The Roving Tree
Augustave’s expressive debut traces a young woman’s search for her cultural and emotional identity. Born in rural Haiti in the late 1950s and adopted by white American parents, Iris Odys is continually drawn back to her natal culture but can only experience it as an outsider working her way back in.
The Roving Tree opens with a mystical sequence reflecting the vaudou religion of the Haitian people. Moments after Iris’s death in childbirth, the loa of fertility grants her a final wish. Iris asks the spirit to record her life story so her daughter will know where she came from.
It begins in the village of Monn Nèg in 1961, when a visiting anthropologist and her husband agree to give five-year-old Iris a better life by raising her as their own in suburban Westchester, New York. Her loving adoptive parents accept her for who she is, but her white schoolmates aren’t always so kind.
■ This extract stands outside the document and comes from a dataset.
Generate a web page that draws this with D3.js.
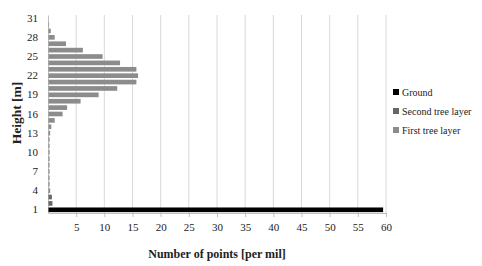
<!DOCTYPE html>
<html>
<head>
<meta charset="utf-8">
<script src="https://cdn.jsdelivr.net/npm/d3@7"></script>
<style>
body { margin: 0; background: #fff; }
text { font-family: "Liberation Serif", "Times New Roman", serif; fill: #222; }
</style>
</head>
<body>
<svg id="chart" width="482" height="266"></svg>
<script>
// heights 1..31 m
var heights = d3.range(1, 32);
var ground = [59.4];                       // height 1
var secondLayer = [0.7, 0.6];              // heights 2-3
var firstLayer = [0.3, 0.2, 0.2, 0.2, 0.2, 0.2, 0.2, 0.2, 0.2, 0.3, 0.5, 1.1, 2.5, 3.3, 5.7, 8.9, 12.2,
                  15.6, 15.9, 15.6, 12.7, 9.6, 6.1, 3.1, 1.1, 0.4, 0.1]; // heights 4-31
var yTicks = [1, 4, 7, 10, 13, 16, 19, 22, 25, 28, 31];
var xTicks = [5, 10, 15, 20, 25, 30, 35, 40, 45, 50, 55, 60];
var legendNames = ["Ground", "Second tree layer", "First tree layer"];
var colors = ["#000000", "#666666", "#8c8c8c"];

var rows = [];
heights.forEach(function(h, i) {
  var v, s;
  if (i < 1) { v = ground[i]; s = 0; }
  else if (i < 3) { v = secondLayer[i - 1]; s = 1; }
  else { v = firstLayer[i - 3]; s = 2; }
  rows.push({h: h, v: v, s: s});
});

var svg = d3.select("#chart");
var pLeft = 48, pRight = 386, pTop = 15, pBottom = 213;

var x = d3.scaleLinear().domain([0, 60]).range([pLeft, pRight]);
var y = d3.scaleBand().domain(heights).range([pBottom, pTop]).paddingInner(0.27).paddingOuter(0.135);

// vertical gridlines
svg.append("g").selectAll("line").data(xTicks).enter().append("line")
  .attr("x1", d => x(d)).attr("x2", d => x(d))
  .attr("y1", pTop).attr("y2", pBottom)
  .attr("stroke", "#d9d9d9").attr("stroke-width", 1);

// x axis
var gx = svg.append("g")
  .attr("transform", "translate(0," + pBottom + ")")
  .call(d3.axisBottom(x).tickValues(xTicks).tickSize(4).tickSizeOuter(0).tickPadding(6));
gx.select(".domain").attr("stroke", "#bfbfbf");
gx.selectAll(".tick line").attr("stroke", "#bfbfbf");
gx.selectAll("text").attr("font-size", "11px").attr("fill", "#333").style("font-family", "Liberation Serif");

// y axis
var gy = svg.append("g")
  .attr("transform", "translate(" + pLeft + ",0)")
  .call(d3.axisLeft(y).tickValues(yTicks).tickSize(0).tickPadding(10));
gy.select(".domain").attr("stroke", "#bfbfbf");
gy.selectAll("text").attr("font-size", "11px").attr("fill", "#333").style("font-family", "Liberation Serif");

// bars
svg.append("g").selectAll("rect").data(rows).enter().append("rect")
  .attr("x", x(0) + 0.5)
  .attr("y", d => y(d.h))
  .attr("width", d => Math.max(0.6, x(d.v) - x(0)))
  .attr("height", y.bandwidth())
  .attr("fill", d => colors[d.s]);

// axis titles
svg.append("text")
  .attr("x", 217).attr("y", 258)
  .attr("text-anchor", "middle")
  .attr("font-size", "12px").attr("font-weight", "bold")
  .text("Number of points [per mil]");

svg.append("text")
  .attr("transform", "translate(21,113) rotate(-90)")
  .attr("text-anchor", "middle")
  .attr("font-size", "13.5px").attr("font-weight", "bold")
  .text("Height [m]");

// legend
var lg = svg.append("g").attr("transform", "translate(393,92)");
legendNames.forEach(function(name, i) {
  lg.append("rect").attr("x", 0).attr("y", i * 19 - 3).attr("width", 6).attr("height", 6).attr("fill", colors[i]);
  lg.append("text").attr("x", 9).attr("y", i * 19 + 4).attr("font-size", "10px").attr("fill", "#333").text(name);
});
</script>
</body>
</html>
As a young woman, Iris reconnects with Haitian traditions through her love of dance. When tragedy calls her back to Haiti, she begins piecing her family history together.
Augustave does an exemplary job guiding readers through unfamiliar territory. In ‘70s New York City, in Haiti under the brutal Duvalier regime, and later in Zaire, Iris must adjust to new customs and decide which ones to assimilate and which to discard. Her relatives’ stories, seen in flashback, reveal the class prejudice so prevalent at the time, the long-term effects of slavery, and the African traditions passed down over generations.
Richly evocative of each successive time and place, from colorful scenes of vaudou rituals to political corruption in ‘80s Africa, the novel also tells a universal story of heritage and rediscovery in its depiction of a soul full of passionate yearning. A worthy contribution to modern literature of the African diaspora.